The advanced notice will help set potential alcohol-impairment detection technology in all new vehicles, the National Highway Traffic Safety Administration (NHSTA) said.
Such detection devices are required as part of the Bipartisan Infrastructure Law Congress passed in 2021.
Polly Trottenberg, the US Department of Transportation’s deputy secretary, said in the statement:
“It is tragic that drunk driving crashes are one of the leading causes of roadway fatalities in this country, and far too many lives are lost.”
The statement added that in 2021, 3,384 people were killed in drunk driving crashes, which cost $280 billion in lost wages.
NHSTA said that alcohol-impaired deaths hit a nearly 15-year high, with more than 1,000 people killed due to drunk driving crashes in 2021.
“We are trying to see whether we can get it done, does the technology exist in a way that is going to work every time,” Acting NHTSA Administrator Ann Carlson said.
Carlson said there were close to 1 billion separate daily driving journeys in the United States.
“If it’s 99.9% accurate, you could have a million false positives,” Carlson said.
“Those false positives could be somebody trying to get to the hospital for an emergency.”
The HALT Act takes important steps to keep drunk drivers off the road preventing thousands of traffic fatalities and injuries per year & we defeated an amendment to undercut it.
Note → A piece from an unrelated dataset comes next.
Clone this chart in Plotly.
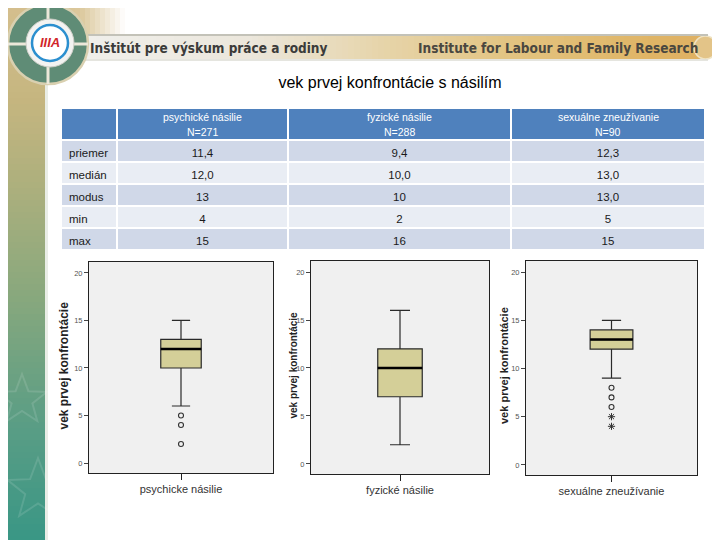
import math
import plotly.graph_objects as go

# ---------------- data ----------------
header_labels = ["", "psychické násilie<br>N=271", "fyzické násilie<br>N=288", "sexuálne zneužívanie<br>N=90"]
stat_labels = ["priemer", "medián", "modus", "min", "max"]
psych_stats = ["11,4", "12,0", "13", "4", "15"]
phys_stats = ["9,4", "10,0", "10", "2", "16"]
sex_stats = ["12,3", "13,0", "13,0", "5", "15"]

box_labels = ["psychicke násilie", "fyzické násilie", "sexuálne zneužívanie"]
box_q1 = [10, 7, 12]
box_median = [12, 10, 13]
box_q3 = [13, 12, 14]
box_lower = [6, 2, 9]
box_upper = [15, 16, 15]
psych_outliers = [5, 4, 2]
sex_outliers_circle = [8, 7, 6]
sex_outliers_star = [5, 4]

y_title = "vek prvej konfrontácie"
chart_title = "vek prvej konfrontácie s násilím"
y_ticks = [0, 5, 10, 15, 20]

# the page places the figure 8px from the top-left corner of the window
OFF = 8
W, H = 720 - OFF, 540 - OFF


def X(p):
    return (p - OFF) / W


def Y(p):
    return 1 - (p - OFF) / H


def hex2rgb(h):
    h = h.lstrip('#')
    return tuple(int(h[i:i + 2], 16) for i in (0, 2, 4))


def interp(stops, v):
    for (a, ca), (b, cb) in zip(stops, stops[1:]):
        if a <= v <= b:
            t = (v - a) / (b - a) if b > a else 0
            r1, g1, b1 = hex2rgb(ca)
            r2, g2, b2 = hex2rgb(cb)
            return "rgb(%d,%d,%d)" % (r1 + (r2 - r1) * t, g1 + (g2 - g1) * t, b1 + (b2 - b1) * t)
    return stops[-1][1]


shapes = []
annotations = []

# sidebar vertical gradient
side_stops = [(0, "#d6c08f"), (100, "#c6b680"), (200, "#a9af7d"), (300, "#87a87e"),
              (420, "#5c9e85"), (540, "#3a9786")]
step = 6
for yy in range(OFF, 540, step):
    shapes.append(dict(type="rect", xref="paper", yref="paper", x0=X(OFF), x1=X(45),
                       y0=Y(yy + step), y1=Y(yy), fillcolor=interp(side_stops, yy + step / 2),
                       line=dict(width=0), layer="below"))
shapes.append(dict(type="rect", xref="paper", yref="paper", x0=X(45), x1=X(48), y0=Y(540), y1=Y(70),
                   fillcolor="#e9ede6", line=dict(width=0), layer="below"))

# top-left tan fade
fade_stops = [(45, "#d6c08f"), (80, "#dcc89c"), (125, "#ffffff")]
for xx in range(45, 125, 5):
    shapes.append(dict(type="rect", xref="paper", yref="paper", x0=X(xx), x1=X(xx + 5),
                       y0=Y(36), y1=Y(OFF), fillcolor=interp(fade_stops, xx + 2.5),
                       line=dict(width=0), layer="below"))


def star_path(cx, cy, r):
    pts = []
    for i in range(10):
        ang = -math.pi / 2 + i * math.pi / 5
        rr = r if i % 2 == 0 else r * 0.42
        pts.append((X(cx + rr * math.cos(ang)), Y(cy + rr * math.sin(ang))))
    return "M " + " L ".join("%f,%f" % p for p in pts) + " Z"


for cx, cy, r in [(22, 400, 26), (38, 490, 32)]:
    shapes.append(dict(type="path", xref="paper", yref="paper", path=star_path(cx, cy, r),
                       line=dict(color="rgba(255,255,255,0.12)", width=2), fillcolor="rgba(0,0,0,0)",
                       layer="below"))

# banner gradient
ban_stops = [(60, "#f1f1ee"), (250, "#ece7dc"), (380, "#e7d5ab"), (520, "#e3c37f"),
             (650, "#e0b566"), (712, "#dfb062")]
for xx in range(60, 706, 6):
    shapes.append(dict(type="rect", xref="paper", yref="paper", x0=X(xx), x1=X(min(xx + 6, 706)),
                       y0=Y(59), y1=Y(36), fillcolor=interp(ban_stops, xx + 3),
                       line=dict(width=0), layer="below"))
shapes.append(dict(type="circle", xref="paper", yref="paper", x0=X(694), x1=X(717), y0=Y(59), y1=Y(36),
                   fillcolor="#e3c488", line=dict(color="#efe3c4", width=1.5), layer="below"))
shapes.append(dict(type="line", xref="paper", yref="paper", x0=X(60), x1=X(708), y0=Y(35), y1=Y(35),
                   line=dict(color="#c3c2b8", width=2), layer="below"))
shapes.append(dict(type="line", xref="paper", yref="paper", x0=X(60), x1=X(708), y0=Y(60), y1=Y(60),
                   line=dict(color="#dcdcd4", width=1.5), layer="below"))

# logo
shapes.append(dict(type="circle", xref="paper", yref="paper", x0=X(8), x1=X(88), y0=Y(84), y1=Y(4),
                   fillcolor="#5f8c76", line=dict(color="#d9d0b0", width=2.5), layer="below"))
shapes.append(dict(type="line", xref="paper", yref="paper", x0=X(8), x1=X(88), y0=Y(44), y1=Y(44),
                   line=dict(color="#ece8da", width=3), layer="below"))
shapes.append(dict(type="line", xref="paper", yref="paper", x0=X(48), x1=X(48), y0=Y(84), y1=Y(8),
                   line=dict(color="#ece8da", width=3), layer="below"))
shapes.append(dict(type="circle", xref="paper", yref="paper", x0=X(26), x1=X(74), y0=Y(67), y1=Y(19),
                   fillcolor="#f3f3f1", line=dict(color="#cfcfc8", width=1), layer="below"))
shapes.append(dict(type="circle", xref="paper", yref="paper", x0=X(32), x1=X(68), y0=Y(61), y1=Y(25),
                   fillcolor="#ffffff", line=dict(color="#2b8fcf", width=2.5), layer="below"))
annotations.append(dict(x=X(50), y=Y(43), xref="paper", yref="paper", text="<b><i>IIIA</i></b>",
                        showarrow=False, font=dict(family="Arial", size=13, color="#d1252a"),
                        xanchor="center", yanchor="middle"))

# banner text
annotations.append(dict(x=X(88), y=Y(48), xref="paper", yref="paper",
                        text="<b>Inštitút pre výskum práce a rodiny</b>", showarrow=False,
                        font=dict(family="DejaVu Sans Condensed", size=13.5, color="#3b3b3a"),
                        xanchor="left", yanchor="middle"))
annotations.append(dict(x=X(700), y=Y(48), xref="paper", yref="paper",
                        text="<b>Institute for Labour and Family Research</b>", showarrow=False,
                        font=dict(family="DejaVu Sans Condensed", size=13.5, color="#4a4740"),
                        xanchor="right", yanchor="middle"))

fig = go.Figure()

# table
table_x0, table_top = 61, 108
col_widths = [56, 171, 223, 194]
header_h, row_h = 32, 22
row_fill = ["#d0d8e8", "#e9edf4", "#d0d8e8", "#e9edf4", "#d0d8e8"]
fig.add_trace(go.Table(
    domain=dict(x=[X(table_x0), X(table_x0 + sum(col_widths))],
                y=[Y(table_top + header_h + row_h * len(stat_labels) + 6), Y(table_top)]),
    columnwidth=col_widths,
    header=dict(values=[""] * len(header_labels), fill_color="#4f81bd", height=header_h,
                line=dict(color="white", width=2)),
    cells=dict(values=[stat_labels, psych_stats, phys_stats, sex_stats],
               fill_color=[row_fill] * 4,
               font=dict(family="Arial", size=11.5, color="#1a1a1a"),
               align=["left", "center", "center", "center"], height=row_h,
               line=dict(color="white", width=2)),
))
# header captions (two lines each) centred on the header cells
cx = table_x0
for lab, w in zip(header_labels, col_widths):
    if lab:
        for k, line in enumerate(lab.split("<br>")):
            annotations.append(dict(x=X(cx + w / 2), y=Y(table_top + 9.5 + 14 * k), xref="paper",
                                    yref="paper", text=line, showarrow=False, align="center",
                                    font=dict(family="Arial", size=10.5, color="white"),
                                    xanchor="center", yanchor="middle"))
    cx += w

# box plots
panels = [
    dict(x=(89, 273), y=(262, 473), width=0.22, ytitle_x=63, ytitle_size=12),
    dict(x=(311, 489), y=(261, 474), width=0.25, ytitle_x=293, ytitle_size=10),
    dict(x=(526, 697), y=(261, 475), width=0.25, ytitle_x=504, ytitle_size=11),
]
box_fill = "#d4cf98"
for i, p in enumerate(panels):
    n = "" if i == 0 else str(i + 1)
    xa, ya = "x" + n, "y" + n
    fig.add_trace(go.Box(
        x=[box_labels[i]], q1=[box_q1[i]], median=[box_median[i]], q3=[box_q3[i]],
        lowerfence=[box_lower[i]], upperfence=[box_upper[i]],
        width=p["width"], whiskerwidth=0.45, fillcolor=box_fill,
        line=dict(color="#2a2a2a", width=1.2), boxpoints=False,
        xaxis=xa, yaxis=ya, showlegend=False, hoverinfo="skip"))
    # thick median line
    fig.add_trace(go.Box(
        x=[box_labels[i]], q1=[box_median[i]], median=[box_median[i]], q3=[box_median[i]],
        lowerfence=[box_median[i]], upperfence=[box_median[i]],
        width=p["width"], whiskerwidth=0, fillcolor="rgba(0,0,0,0)",
        line=dict(color="#000000", width=2.4), boxpoints=False,
        xaxis=xa, yaxis=ya, showlegend=False, hoverinfo="skip"))

    fig.layout["xaxis" + n] = dict(
        domain=[X(p["x"][0]), X(p["x"][1])], anchor=ya, type="category", range=[-0.5, 0.5],
        showline=True, linecolor="#222", linewidth=1, mirror=True, ticks="outside", ticklen=6,
        tickcolor="#222", tickfont=dict(family="Arial", size=11, color="#333"), showgrid=False)
    fig.layout["yaxis" + n] = dict(
        domain=[Y(p["y"][1]), Y(p["y"][0])], anchor=xa, range=[-1.05, 21.15],
        tickvals=y_ticks, ticks="outside", ticklen=4, tickcolor="#444",
        tickfont=dict(family="Arial", size=7.5, color="#555"),
        showline=True, linecolor="#222", linewidth=1, mirror=True, showgrid=False, zeroline=False)
    annotations.append(dict(x=X(p["ytitle_x"]), y=Y((p["y"][0] + p["y"][1]) / 2 - 2),
                            xref="paper", yref="paper", text="<b>" + y_title + "</b>",
                            textangle=-90, showarrow=False,
                            font=dict(family="Arial", size=p["ytitle_size"], color="#222"),
                            xanchor="center", yanchor="middle"))

fig.add_trace(go.Scatter(x=[box_labels[0]] * len(psych_outliers), y=psych_outliers, mode="markers",
                         marker=dict(symbol="circle-open", size=5, color="#333", line=dict(width=1.1)),
                         xaxis="x", yaxis="y", showlegend=False, hoverinfo="skip"))
fig.add_trace(go.Scatter(x=[box_labels[2]] * len(sex_outliers_circle), y=sex_outliers_circle,
                         mode="markers",
                         marker=dict(symbol="circle-open", size=5, color="#333", line=dict(width=1.1)),
                         xaxis="x3", yaxis="y3", showlegend=False, hoverinfo="skip"))
fig.add_trace(go.Scatter(x=[box_labels[2]] * len(sex_outliers_star), y=sex_outliers_star,
                         mode="markers",
                         marker=dict(symbol="asterisk-open", size=6, color="#333", line=dict(width=1)),
                         xaxis="x3", yaxis="y3", showlegend=False, hoverinfo="skip"))

fig.update_layout(
    width=W, height=H, margin=dict(l=0, r=0, t=0, b=0),
    paper_bgcolor="white", plot_bgcolor="#f0f0f0",
    title=dict(text=chart_title, x=X(390), y=Y(82), xanchor="center", yanchor="middle",
               font=dict(family="Arial", size=16, color="#000")),
    shapes=shapes, annotations=annotations, showlegend=False,
)

fig.write_html("out.html")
We have the technology now to prevent drunk driving, & we should not delay in implementing it. pic.twitter.com/D7cphtUwzF
— Rep. Debbie Dingell (@RepDebDingell) November 9, 2023
Reuters reported: Separately, Carlson will tell a US House of Representatives committee on Wednesday that US traffic deaths fell 4.5% in the first nine months of the year after sharply rising during the COVID-19 pandemic.
“While we are optimistic that we’re finally seeing a reversal of the record-high fatalities seen during the pandemic, this is not a cause for celebration,” Carlson’s written testimony says.
According to Wired, research into anti-drunk-driving technology has gone on for decades, and four main technologies stand out.
“Sensors embedded in steering wheels or dashboards can detect levels of alcohol and carbon dioxide in a driver’s breath.
Touch-based sensors in a steering wheel or other surfaces can use infrared lights to determine the blood alcohol content in capillaries just below the skin’s surface.
And driver-monitoring systems, which are already common in new cars with advanced driving-assistance technologies, could use eye or head tracking to determine whether a person is likely impaired. Similarly, many vehicles can already detect lane departures and erratic steering, potentially providing extra signals of possible inebriation.
Federal regulators said that while they believed the direction from Congress in the Infrastructure Bill intended for the NHTSA to require anti-drugged-driving technology too, the current process will focus only on alcohol.”